State the null and alternative hypotheses.
Are these data normal?
Which teaching method is most effective? How do you know this?
What might the teaching implications of this test be?

12.7.3 Question 3: Weight gain drugs

Researchers are testing weight gain drugs in comparison to each other. They are also comparing the effects of these drugs to a placebo. Run the proper tests to determine if each group is unique and what effects they have.

diet <- tibble(
  Diet = rep(c("A","B","C", "Placebo"), each = 14),
  WeightGain = c(
    # A 
    1.1,0.9,1.5,1.2,0.8,1.0,1.4,0.9,1.0,1.2,1.5,0.9,1.3,1.4,
    # B 
    1.3,1.5,1.2,0.8,1.6,1.5,1.0,2.0,1.5,1.4,1.6,1.2,1.5,1.4,
    # C
    2.1,2.0,1.6,2.3,2.1,2.0,1.6,2.1,2.5,1.7,2.2,2.1,2.3,2.7,
    # Placebo
    0.2,0.2,-0.2,0.0,-0.8,-.4,0.4,0.2,1.0,0.0,-0.1,-0.2,-0.7,0.6
  )
)

State the null and alternative hypotheses.
Are these data normal?
Interpret the meaning of the assigned letters. How were they found, and what do they mean?
Which diet plan was most effective for gaining weight?

12.7.4 Question 4: Bird foraging times

A field study is measuring time-to-first-foraging (minutes) for four bird colonies. Run the proper tests to determine if each group is unique.

set.seed(4517)

n_per <- 18
Colonies_data <- data.frame(
  Colony = rep(c("North","East","South","West"), each = n_per),
  Minutes = c(
    round(rexp(n_per, rate = 1.0), 1),  
    round(rexp(n_per, rate = 1.3), 1),  
    round(rexp(n_per, rate = 0.7), 1),  
    round(rexp(n_per, rate = 1.0), 1)   
  )
)

State the null and alternative hypotheses.
Are these data normal?
Interpret the meaning of the assigned letters. How were they found, and what do they mean?
Which colony/colonies were the fastest foragers?

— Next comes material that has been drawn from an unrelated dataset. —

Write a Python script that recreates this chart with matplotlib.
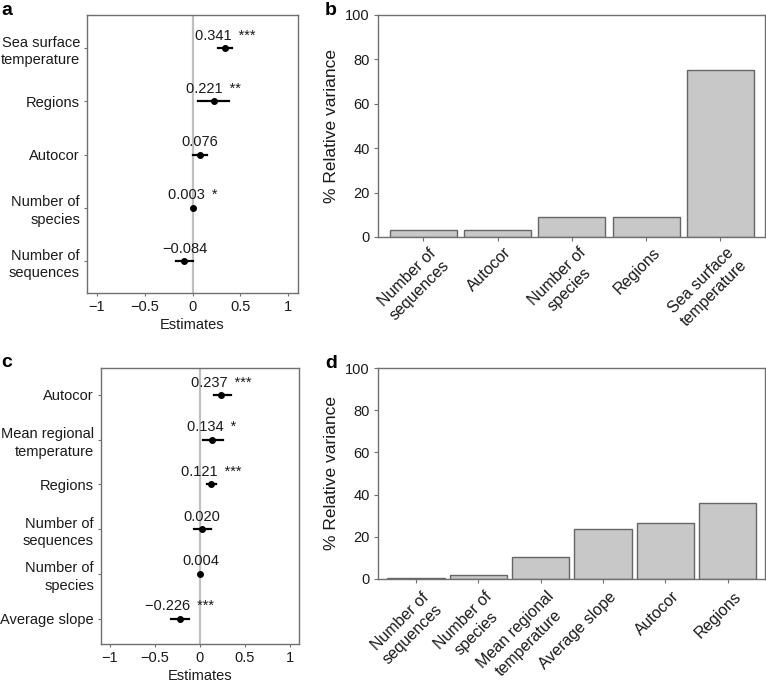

12.7.5 Question 5: Prairie vole ecology

A team of behavioral ecologists recorded the number of aggressive interactions among four populations of prairie voles raised in different social environments. They want to know if social upbringing influences aggression levels in male voles.

set.seed(9913)

n_per <- 16
vole <- tibble(
  Environment = rep(c("Isolated","Paired","Group","Crowded"), each = n_per),
  Aggression = c(
    round(rnorm(n_per, mean = 8, sd = 3)),
    round(rnorm(n_per, mean = 6, sd = 1.5)),
    round(rnorm(n_per, mean = 4, sd = 2)),
    round(rnorm(n_per, mean = 7, sd = 4))
  )
)

State the null and alternative hypotheses.
Are these data normal?
Interpret the meaning of the assigned letters. How were they found, and what do they mean?